▶ **Dataset excerpt**:
━━━━━━━━━━━━━━━━

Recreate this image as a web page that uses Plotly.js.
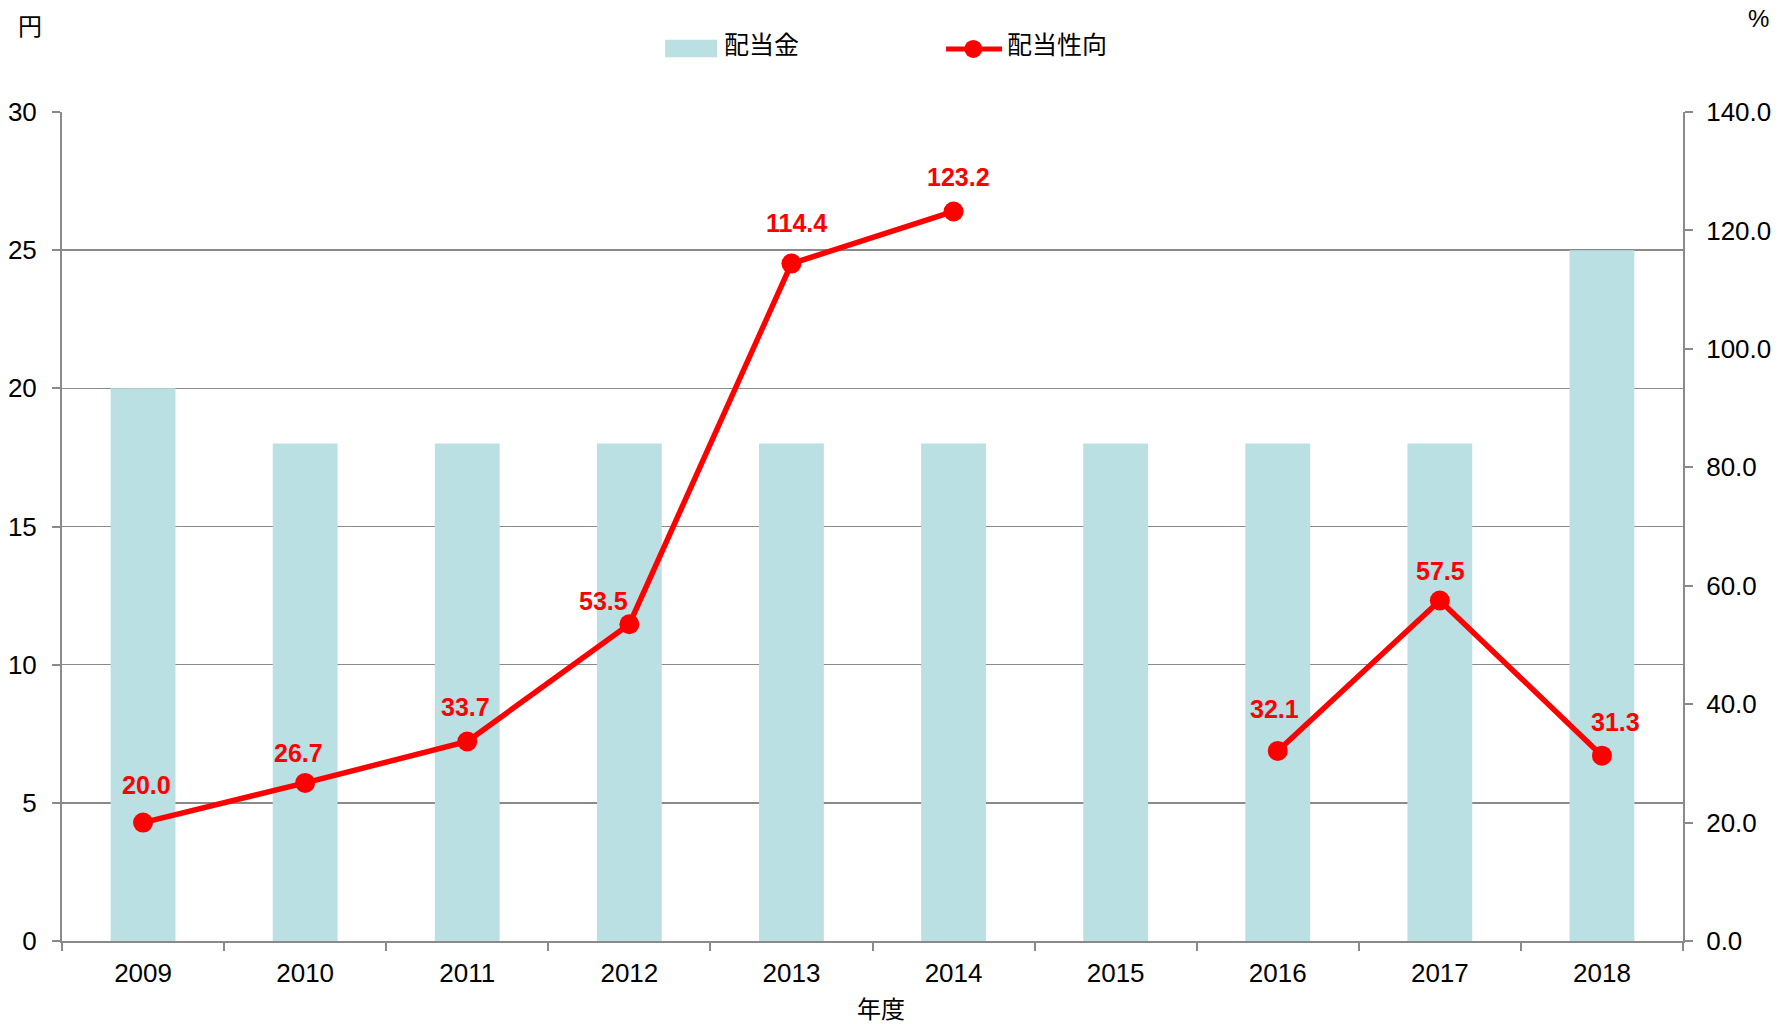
<!DOCTYPE html>
<html>
<head>
<meta charset="utf-8">
<script src="https://cdn.plot.ly/plotly-3.0.1.min.js"></script>
<style>html,body{margin:0;padding:0;background:#fff;}#chart{width:1779px;height:1024px;}</style>
</head>
<body>
<div id="chart"></div>
<script>
const years = ['2009','2010','2011','2012','2013','2014','2015','2016','2017','2018'];
const dividend = [20, 18, 18, 18, 18, 18, 18, 18, 18, 25];
const payoutRatio = [20.0, 26.7, 33.7, 53.5, 114.4, 123.2, null, 32.1, 57.5, 31.3];
const leftTicks = [0, 5, 10, 15, 20, 25, 30];
const rightTicks = [0, 20, 40, 60, 80, 100, 120, 140];
const seriesNames = ['配当金', '配当性向'];
const xTitle = '年度';
const leftUnit = '円';
const rightUnit = '%';

// label offsets (pixels) for the data labels
const labelDx = [3, -7, -2, -26, 5, 5, 0, -3, 1, 14];
const labelDy = [38, 30, 34, 23, 41, 34, 0, 42, 30, 34];

const FONT = 'Liberation Sans, Arial, Noto Sans CJK JP, sans-serif';
const CJK = 'Noto Sans CJK JP, sans-serif';
const RED = '#ff0000';
const BAR = '#bae0e3';
const GRID = '#8a8a8a';

const traces = [
  {
    type: 'bar', x: years, y: dividend, name: seriesNames[0],
    marker: {color: BAR}, yaxis: 'y', hoverinfo: 'x+y'
  },
  {
    type: 'scatter', mode: 'lines+markers', x: years, y: payoutRatio, name: seriesNames[1],
    yaxis: 'y2', connectgaps: false,
    line: {color: RED, width: 5.5},
    marker: {color: RED, size: 20}
  }
];

const annotations = [];
payoutRatio.forEach((v, i) => {
  if (v === null) return;
  annotations.push({
    x: i, y: v, xref: 'x', yref: 'y2', text: '<b>' + v.toFixed(1) + '</b>',
    showarrow: false, xshift: labelDx[i], yshift: labelDy[i],
    font: {family: FONT, size: 25, color: RED}, xanchor: 'center', yanchor: 'middle'
  });
});
annotations.push(
  {xref: 'paper', yref: 'paper', x: -0.0197, y: 1.1054, text: leftUnit, showarrow: false,
   font: {family: CJK, size: 24, color: '#000'}, xanchor: 'center', yanchor: 'middle'},
  {xref: 'paper', yref: 'paper', x: 1.0464, y: 1.1123, text: rightUnit, showarrow: false,
   font: {family: FONT, size: 24, color: '#000'}, xanchor: 'center', yanchor: 'middle'},
  {xref: 'paper', yref: 'paper', x: 0.5053, y: -0.0800, text: xTitle, showarrow: false,
   font: {family: CJK, size: 24, color: '#000'}, xanchor: 'center', yanchor: 'middle', borderpad: 0},
  {xref: 'paper', yref: 'paper', x: 0.4073, y: 1.0837, text: seriesNames[0], showarrow: false,
   font: {family: CJK, size: 25, color: '#000'}, xanchor: 'left', yanchor: 'middle'},
  {xref: 'paper', yref: 'paper', x: 0.5818, y: 1.0837, text: seriesNames[1], showarrow: false,
   font: {family: CJK, size: 25, color: '#000'}, xanchor: 'left', yanchor: 'middle'}
);

const shapes = [
  {type: 'rect', xref: 'paper', yref: 'paper', x0: 0.3721, x1: 0.4042, y0: 1.0659, y1: 1.0872,
   fillcolor: BAR, line: {width: 0}},
  {type: 'line', xref: 'paper', yref: 'paper', x0: 0.5454, x1: 0.5799, y0: 1.0761, y1: 1.0761,
   line: {color: RED, width: 5}},
  {type: 'circle', xref: 'paper', yref: 'paper', xsizemode: 'pixel', ysizemode: 'pixel',
   xanchor: 0.5622, yanchor: 1.0761, x0: -9, x1: 9, y0: -9, y1: 9,
   fillcolor: RED, line: {width: 0}}
];

const layout = {
  width: 1779, height: 1024,
  margin: {l: 62, r: 96, t: 112, b: 83, pad: 0},
  paper_bgcolor: '#fff', plot_bgcolor: '#fff',
  font: {family: FONT, size: 26, color: '#000'},
  showlegend: false,
  bargap: 0.6,
  xaxis: {
    type: 'category', range: [-0.5, years.length - 0.5], autorange: false,
    tickson: 'boundaries', ticks: 'outside', ticklen: 8, tickwidth: 2, tickangle: 0,
    tickcolor: GRID, showline: true, linecolor: GRID, linewidth: 2, showgrid: false,
    tickfont: {family: FONT, size: 26}, ticklabelstandoff: 8
  },
  yaxis: {
    range: [0, 30], autorange: false, tickvals: leftTicks, ticks: 'outside', ticklen: 8, tickwidth: 2,
    tickcolor: GRID, showline: true, linecolor: GRID, linewidth: 2,
    showgrid: true, gridcolor: GRID, gridwidth: 1.5, zeroline: false,
    tickfont: {family: FONT, size: 26}, ticklabelstandoff: 10
  },
  yaxis2: {
    range: [0, 140], autorange: false, tickvals: rightTicks, tickformat: '.1f', overlaying: 'y', side: 'right',
    ticks: 'outside', ticklen: 8, tickwidth: 2, tickcolor: GRID,
    showline: true, linecolor: GRID, linewidth: 2, showgrid: false, zeroline: false,
    tickfont: {family: FONT, size: 26}, ticklabelstandoff: 8
  },
  annotations: annotations,
  shapes: shapes
};

Plotly.newPlot('chart', traces, layout, {displayModeBar: false, staticPlot: true});
</script>
</body>
</html>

━━━━━━━━━━━━━━━━

▶ **Required task**:
In your copy of the listing above, reproduce each line exactly and omit all pictures.

▶ **Output of the exercise**:
Recreate this image as a web page that uses Plotly.js.
<!DOCTYPE html>
<html>
<head>
<meta charset="utf-8">
<script src="https://cdn.plot.ly/plotly-3.0.1.min.js"></script>
<style>html,body{margin:0;padding:0;background:#fff;}#chart{width:1779px;height:1024px;}</style>
</head>
<body>
<div id="chart"></div>
<script>
const years = ['2009','2010','2011','2012','2013','2014','2015','2016','2017','2018'];
const dividend = [20, 18, 18, 18, 18, 18, 18, 18, 18, 25];
const payoutRatio = [20.0, 26.7, 33.7, 53.5, 114.4, 123.2, null, 32.1, 57.5, 31.3];
const leftTicks = [0, 5, 10, 15, 20, 25, 30];
const rightTicks = [0, 20, 40, 60, 80, 100, 120, 140];
const seriesNames = ['配当金', '配当性向'];
const xTitle = '年度';
const leftUnit = '円';
const rightUnit = '%';

// label offsets (pixels) for the data labels
const labelDx = [3, -7, -2, -26, 5, 5, 0, -3, 1, 14];
const labelDy = [38, 30, 34, 23, 41, 34, 0, 42, 30, 34];

const FONT = 'Liberation Sans, Arial, Noto Sans CJK JP, sans-serif';
const CJK = 'Noto Sans CJK JP, sans-serif';
const RED = '#ff0000';
const BAR = '#bae0e3';
const GRID = '#8a8a8a';

const traces = [
  {
    type: 'bar', x: years, y: dividend, name: seriesNames[0],
    marker: {color: BAR}, yaxis: 'y', hoverinfo: 'x+y'
  },
  {
    type: 'scatter', mode: 'lines+markers', x: years, y: payoutRatio, name: seriesNames[1],
    yaxis: 'y2', connectgaps: false,
    line: {color: RED, width: 5.5},
    marker: {color: RED, size: 20}
  }
];

const annotations = [];
payoutRatio.forEach((v, i) => {
  if (v === null) return;
  annotations.push({
    x: i, y: v, xref: 'x', yref: 'y2', text: '<b>' + v.toFixed(1) + '</b>',
    showarrow: false, xshift: labelDx[i], yshift: labelDy[i],
    font: {family: FONT, size: 25, color: RED}, xanchor: 'center', yanchor: 'middle'
  });
});
annotations.push(
  {xref: 'paper', yref: 'paper', x: -0.0197, y: 1.1054, text: leftUnit, showarrow: false,
   font: {family: CJK, size: 24, color: '#000'}, xanchor: 'center', yanchor: 'middle'},
  {xref: 'paper', yref: 'paper', x: 1.0464, y: 1.1123, text: rightUnit, showarrow: false,
   font: {family: FONT, size: 24, color: '#000'}, xanchor: 'center', yanchor: 'middle'},
  {xref: 'paper', yref: 'paper', x: 0.5053, y: -0.0800, text: xTitle, showarrow: false,
   font: {family: CJK, size: 24, color: '#000'}, xanchor: 'center', yanchor: 'middle', borderpad: 0},
  {xref: 'paper', yref: 'paper', x: 0.4073, y: 1.0837, text: seriesNames[0], showarrow: false,
   font: {family: CJK, size: 25, color: '#000'}, xanchor: 'left', yanchor: 'middle'},
  {xref: 'paper', yref: 'paper', x: 0.5818, y: 1.0837, text: seriesNames[1], showarrow: false,
   font: {family: CJK, size: 25, color: '#000'}, xanchor: 'left', yanchor: 'middle'}
);

const shapes = [
  {type: 'rect', xref: 'paper', yref: 'paper', x0: 0.3721, x1: 0.4042, y0: 1.0659, y1: 1.0872,
   fillcolor: BAR, line: {width: 0}},
  {type: 'line', xref: 'paper', yref: 'paper', x0: 0.5454, x1: 0.5799, y0: 1.0761, y1: 1.0761,
   line: {color: RED, width: 5}},
  {type: 'circle', xref: 'paper', yref: 'paper', xsizemode: 'pixel', ysizemode: 'pixel',
   xanchor: 0.5622, yanchor: 1.0761, x0: -9, x1: 9, y0: -9, y1: 9,
   fillcolor: RED, line: {width: 0}}
];

const layout = {
  width: 1779, height: 1024,
  margin: {l: 62, r: 96, t: 112, b: 83, pad: 0},
  paper_bgcolor: '#fff', plot_bgcolor: '#fff',
  font: {family: FONT, size: 26, color: '#000'},
  showlegend: false,
  bargap: 0.6,
  xaxis: {
    type: 'category', range: [-0.5, years.length - 0.5], autorange: false,
    tickson: 'boundaries', ticks: 'outside', ticklen: 8, tickwidth: 2, tickangle: 0,
    tickcolor: GRID, showline: true, linecolor: GRID, linewidth: 2, showgrid: false,
    tickfont: {family: FONT, size: 26}, ticklabelstandoff: 8
  },
  yaxis: {
    range: [0, 30], autorange: false, tickvals: leftTicks, ticks: 'outside', ticklen: 8, tickwidth: 2,
    tickcolor: GRID, showline: true, linecolor: GRID, linewidth: 2,
    showgrid: true, gridcolor: GRID, gridwidth: 1.5, zeroline: false,
    tickfont: {family: FONT, size: 26}, ticklabelstandoff: 10
  },
  yaxis2: {
    range: [0, 140], autorange: false, tickvals: rightTicks, tickformat: '.1f', overlaying: 'y', side: 'right',
    ticks: 'outside', ticklen: 8, tickwidth: 2, tickcolor: GRID,
    showline: true, linecolor: GRID, linewidth: 2, showgrid: false, zeroline: false,
    tickfont: {family: FONT, size: 26}, ticklabelstandoff: 8
  },
  annotations: annotations,
  shapes: shapes
};

Plotly.newPlot('chart', traces, layout, {displayModeBar: false, staticPlot: true});
</script>
</body>
</html>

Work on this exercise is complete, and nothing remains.